After doing numerous tests and doing an Outbound Routing debug it was clear that the route wasn't being skipped and it wasn't being marked down. The catch all route was being tried first even though the order of the routes in the Voice Usage had it at the bottom.
Interestingly, if I simplified the regular expression of the route that matched a range of specific numbers to just be one of those numbers, it magically started to work correctly. As soon as I modified it back to the larger range, it would fail.
Knowing that I have done this many times before, I was convinced somehow I hit some sort of bug. So a case with Microsoft was opened. After some lengthy testing, the Microsoft support engineer was just as baffled as I was and was coming to the same conclusion I did.
As a work around, until the Microsoft engineer decided how to proceed, we created two different Voice Usages.
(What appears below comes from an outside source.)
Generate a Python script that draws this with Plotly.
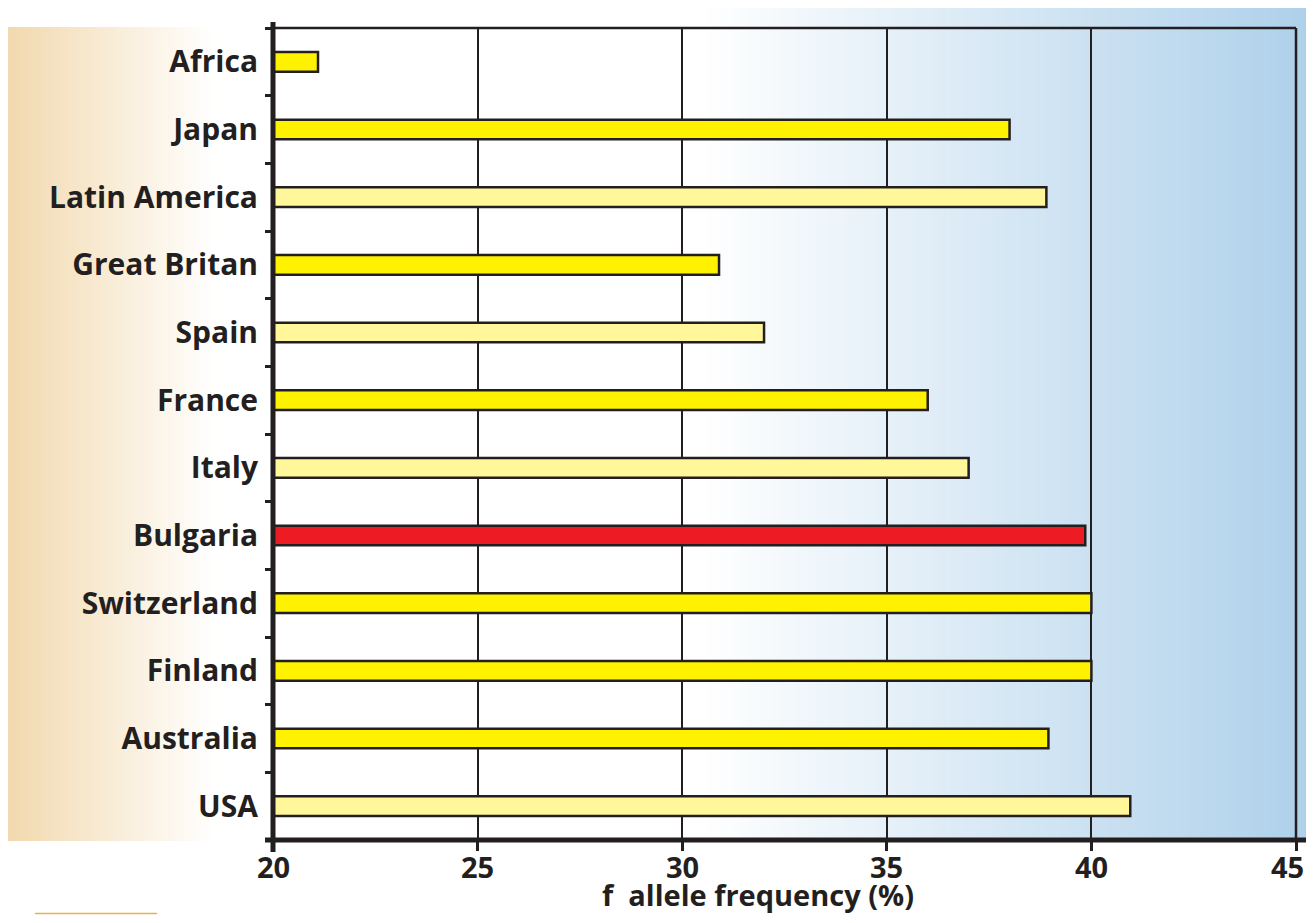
import plotly.graph_objects as go

# ---- data ----
countries = ["Africa", "Japan", "Latin America", "Great Britan", "Spain", "France",
             "Italy", "Bulgaria", "Switzerland", "Finland", "Australia", "USA"]
frequency = [21.1, 38.0, 38.9, 30.9, 32.0, 36.0, 37.0, 39.85, 40.0, 40.0, 38.95, 40.95]
bar_kind = ["yellow", "yellow", "pale", "yellow", "pale", "yellow",
            "pale", "red", "yellow", "yellow", "yellow", "pale"]
x_ticks = [20, 25, 30, 35, 40, 45]
x_title = "f\u00a0 allele frequency (%)"

palette = {"yellow": "#FFF200", "pale": "#FFF799", "red": "#ED1C24"}
INK = "#231F20"
FONT = "Open Sans"

# the page body adds an 8 px margin around the figure; keep page == window
OFF = 8
PAGE_W, PAGE_H = 1314, 923
W, H = PAGE_W - 2 * OFF, PAGE_H - 2 * OFF
L, R, T, B = 273, 1296, 28, 840  # plot box in page pixels


def px(xp):
    return (xp - L) / (R - L)


def py(yp):
    return (B - yp) / (B - T)


def lerp(c1, c2, t):
    return "rgb(%d,%d,%d)" % tuple(round(a + (b - a) * t) for a, b in zip(c1, c2))


shapes = []
# blue gradient behind the plot area (white -> light blue)
n = 90
x0p, x1p = 700, 1311
for i in range(n):
    a = x0p + (x1p - x0p) * i / n
    b = x0p + (x1p - x0p) * (i + 1) / n + 0.8
    shapes.append(dict(type="rect", xref="paper", yref="paper",
                       x0=px(a), x1=px(min(b, x1p)), y0=py(840), y1=py(8),
                       fillcolor=lerp((255, 255, 255), (174, 208, 234), (i + 0.5) / n),
                       line=dict(width=0), layer="below"))
# beige gradient behind the category labels
n2 = 60
b0p, b1p = 8, 215
for i in range(n2):
    a = b0p + (b1p - b0p) * i / n2
    b = b0p + (b1p - b0p) * (i + 1) / n2 + 0.8
    shapes.append(dict(type="rect", xref="paper", yref="paper",
                       x0=px(a), x1=px(min(b, b1p)), y0=py(841), y1=py(27),
                       fillcolor=lerp((242, 217, 174), (255, 255, 255), (i + 0.5) / n2),
                       line=dict(width=0), layer="below"))

# frame: top and right (thin), axes (thick)
shapes += [
    dict(type="line", xref="paper", yref="paper", x0=0, x1=1, y0=1, y1=1,
         line=dict(color=INK, width=2.5), layer="above"),
    dict(type="line", xref="paper", yref="paper", x0=1, x1=1, y0=0, y1=1,
         line=dict(color=INK, width=2.5), layer="above"),
    dict(type="line", xref="paper", yref="paper", x0=px(265), x1=px(1312), y0=0, y1=0,
         line=dict(color=INK, width=5), layer="above"),
    dict(type="line", xref="paper", yref="paper", x0=0, x1=0, y0=py(852), y1=py(22),
         line=dict(color=INK, width=5), layer="above"),
    # small orange rule at the bottom-left
    dict(type="line", xref="paper", yref="paper", x0=px(35), x1=px(157), y0=py(913.5), y1=py(913.5),
         line=dict(color="#EBB243", width=1.5), layer="above"),
]

fig = go.Figure()
fig.add_trace(go.Bar(
    y=countries, x=frequency, orientation="h",
    marker=dict(color=[palette[k] for k in bar_kind], line=dict(color=INK, width=2.5)),
    width=0.29, showlegend=False, hoverinfo="x+y",
))

# x tick labels (as annotations so the last one stays inside the page)
for v in x_ticks:
    last = v == x_ticks[-1]
    fig.add_annotation(text=str(v), xref="x", yref="paper", x=v, y=py(866),
                       xanchor="right" if last else "center", yanchor="middle",
                       xshift=9 if last else 0, showarrow=False, borderpad=0,
                       font=dict(family=FONT, size=29, color=INK, weight="bold"))

fig.add_annotation(text=x_title, xref="paper", yref="paper",
                   x=px(758), y=py(PAGE_H - OFF), xanchor="center", yanchor="bottom",
                   showarrow=False, borderpad=0,
                   font=dict(family=FONT, size=29, color=INK, weight="bold"))

fig.update_layout(
    width=W, height=H,
    margin=dict(l=L - OFF, r=W - (R - OFF), t=T - OFF, b=H - (B - OFF), pad=0),
    paper_bgcolor="white", plot_bgcolor="rgba(0,0,0,0)",
    font=dict(family=FONT, color=INK),
    shapes=shapes,
    xaxis=dict(range=[20, 45], tickvals=x_ticks, showticklabels=False,
               showgrid=True, gridcolor=INK, gridwidth=2.2, zeroline=False, showline=False,
               ticks="outside", ticklen=10, tickwidth=2.5, tickcolor=INK),
    yaxis=dict(autorange="reversed", type="category", tickson="boundaries",
               showgrid=False, zeroline=False, showline=False,
               ticks="outside", ticklen=7, tickwidth=2.5, tickcolor=INK,
               ticklabelstandoff=14,
               tickfont=dict(family=FONT, size=30, color=INK, weight="bold")),
)

fig.write_html("out.html")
The first one was for ranges of numbers and the second usage contained the catch all route all by itself. The routing worked as expected, but this was not ideal, because this would increase the number of Voice Usages across the hundreds of sites in this deployment. I was aiming for the simplest dial plan possible since it was already complex.
Anyway, after a few days the Microsoft engineer got back to us and dropped a huge bomb.
Believe it or not, this was working as designed. He informed me that there was a change in Lync Server 2013 in how it processes routes in a Voice Usage. Lync Server 2013 now chooses the least complex regular expression before it processes the other routes. The reason for this change I don't agree with, but apparently there were some customers that had really large dial plans, where processing a large list of routes in a Voice Usage was taking too long and this change was decided to speed up processing the list.
So... if you have similarly complex in the same usage, the order of the routes matters. But if you mix complex and simple rules in the same Voice Usage, then the more simple rules will always be followed first.
I hate this because now everyone else is forced to create more Voice Usages, sometimes with a single route in them, to have the routing work as desired. The other item that bugs me is that there is next to no documentation of this change and this was not communicated to the technical community in any other way that I'm aware of. This is a big change for a product that a lot of people depend on to be consistent.
I think a better alternative would have been to give the engineer an option to process the routes within a Voice Usage using the Lync Server 2010 method or to switch to the new Lync Server 2013 method. I can see merits to both methods, but ideally I would like a choice.
Now... If you are like I am, you want to know what exactly constitutes a simple rule vs complex rule. Unfortunately I can't tell you exactly. All I can share with you is a somewhat vague answer that I got back.
The algorithm has quite a bit of complexity – in simple terms, the route that has simpler “prefix” will be preferred over more complex ones. The “prefix” is a combination of characters, character escapes, alterations and substitutions (as defined in regular expressions).So if anyone has more detail on this algorithm, I'd like to have it. But in the mean time it doesn't really matter because the permanent fix is to have similarly complex rules in the same Voice Usage and then make sure you test to verify the route order is being followed as desired.